13. Knowledge Criteria / C. External Justification / 4. Tracking the Facts
With a counterfactual account of the causal theory, we get knowledge as tracking or sensitive to truth [Vahid]
     Full Idea: The causal theory of justification was soon replaced by Nozick's construal of knowledge as counterfactually sensitive to its truth value (that is, it tracks truth). A counterfactual theory of causation connects this to the causal theory.
     From: Hamid Vahid (Externalism/Internalism [2011], 3)
     A reaction: This is presented as an externalist theory, close to the causal theory (and prior to the reliability theory). But how could you be 'sensitive' to a changing truth if the justification was all external? Externally supported beliefs seem ossified.
13. Knowledge Criteria / C. External Justification / 10. Anti External Justification
Externalism makes the acquisition of knowledge too easy? [Vahid]
     Full Idea: Internalists say that externalism is inadequate because it makes the obtaining of knowledge and justified beliefs too easy
     From: Hamid Vahid (Externalism/Internalism [2011], 4)

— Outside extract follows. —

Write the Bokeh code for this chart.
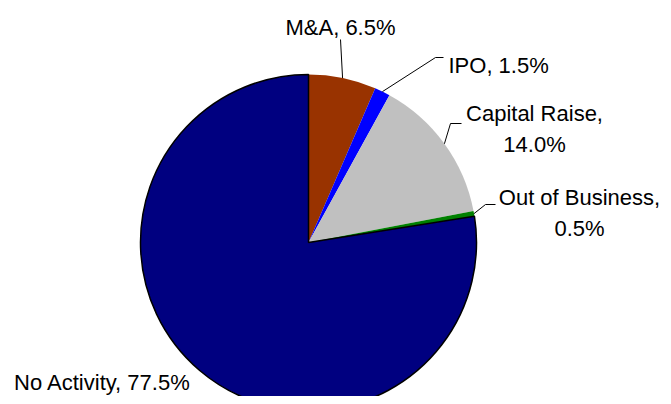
import math
from bokeh.plotting import figure
from bokeh.models import Range1d, ColumnDataSource
from bokeh.core.properties import value
from bokeh.embed import file_html
from bokeh.resources import INLINE

# ---- data ----
categories = ["M&A", "IPO", "Capital Raise", "Out of Business", "No Activity"]
shares = [6.5, 1.5, 14.0, 0.5, 77.5]
colors = ["#993300", "#0000FF", "#C0C0C0", "#008000", "#000080"]
label_lines = [["M&A, 6.5%"], ["IPO, 1.5%"], ["Capital Raise,", "14.0%"],
               ["Out of Business,", "0.5%"], ["No Activity, 77.5%"]]

# ---- layout (picture pixel coordinates, origin top-left) ----
W, H = 663, 396
CX, CY, R = 308, 242, 168
# label anchor (x, first baseline y, align), leader elbow/end points
label_pos = [(340, 27, "center"), (448, 65, "left"), (534, 113, "center"),
             (579, 197, "center"), (102, 382, "center")]
leader = [[(340, 39)], [(435, 57), (443, 57)], [(450, 123), (461, 123)],
          [(485, 204), (495, 204)], None]
LINE_GAP = 31
FONT = "Liberation Sans"
FSIZE = "22px"


def sy(y):  # picture y -> data y
    return H - y


p = figure(width=W, height=H, output_backend="svg", toolbar_location=None,
           x_range=Range1d(0, W), y_range=Range1d(0, H),
           min_border=0, outline_line_color=None)
p.axis.visible = False
p.grid.visible = False
p.background_fill_color = "white"
p.border_fill_color = "white"

total = sum(shares)
cum = 0.0
starts, ends, mids = [], [], []
for s in shares:
    a0 = cum / total * 2 * math.pi
    cum += s
    a1 = cum / total * 2 * math.pi
    starts.append(math.pi / 2 - a0)
    ends.append(math.pi / 2 - a1)
    mids.append((a0 + a1) / 2)

for i in range(len(shares)):
    lc = "black" if categories[i] == "No Activity" else None
    p.wedge(x=CX, y=sy(CY), radius=R, start_angle=starts[i], end_angle=ends[i],
            direction="clock", fill_color=colors[i], line_color=lc, line_width=1.5)

# leader lines
for i in range(len(shares)):
    if leader[i] is None:
        continue
    ex = CX + R * math.sin(mids[i])
    ey = CY - R * math.cos(mids[i])
    pts = [(ex, ey)] + leader[i]
    p.line([q[0] for q in pts], [sy(q[1]) for q in pts], line_color="black", line_width=1)

# labels
for i in range(len(shares)):
    x, y0, align = label_pos[i]
    lines = label_lines[i]
    src = ColumnDataSource(dict(x=[x] * len(lines),
                                y=[sy(y0 + k * LINE_GAP) for k in range(len(lines))],
                                t=lines))
    p.text(x="x", y="y", text="t", source=src, text_font=value(FONT),
           text_font_size=FSIZE, text_align=align, text_baseline="alphabetic",
           text_color="black")

open("out.html", "w").write(file_html(p, INLINE))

     A reaction: This looks like a key issue in epistemology. Do children and animals have lots of knowledge, which they soak up unthinkingly, or do only thinking adults really 'know' things? Why not have degrees of knowledge?
21. Aesthetics / B. Nature of Art / 6. Art as Institution
A thing is only seen as art in an 'artworld', which has a theory and a history [Danto]
     Full Idea: To see something as art requires something the eye cannot descry - an atmosphere of artistic theory, a knowledge of the history of art: an artworld.
     From: Arthur C. Danto (The Artworld [1964], II)
     A reaction: The editors of the volume call this a revolutionary remark, followed up by Danto and George Dickie with a social and institutional account of art. Danto's key example is Warhol's Brillo pads - art in a gallery, cleaning material in a shop.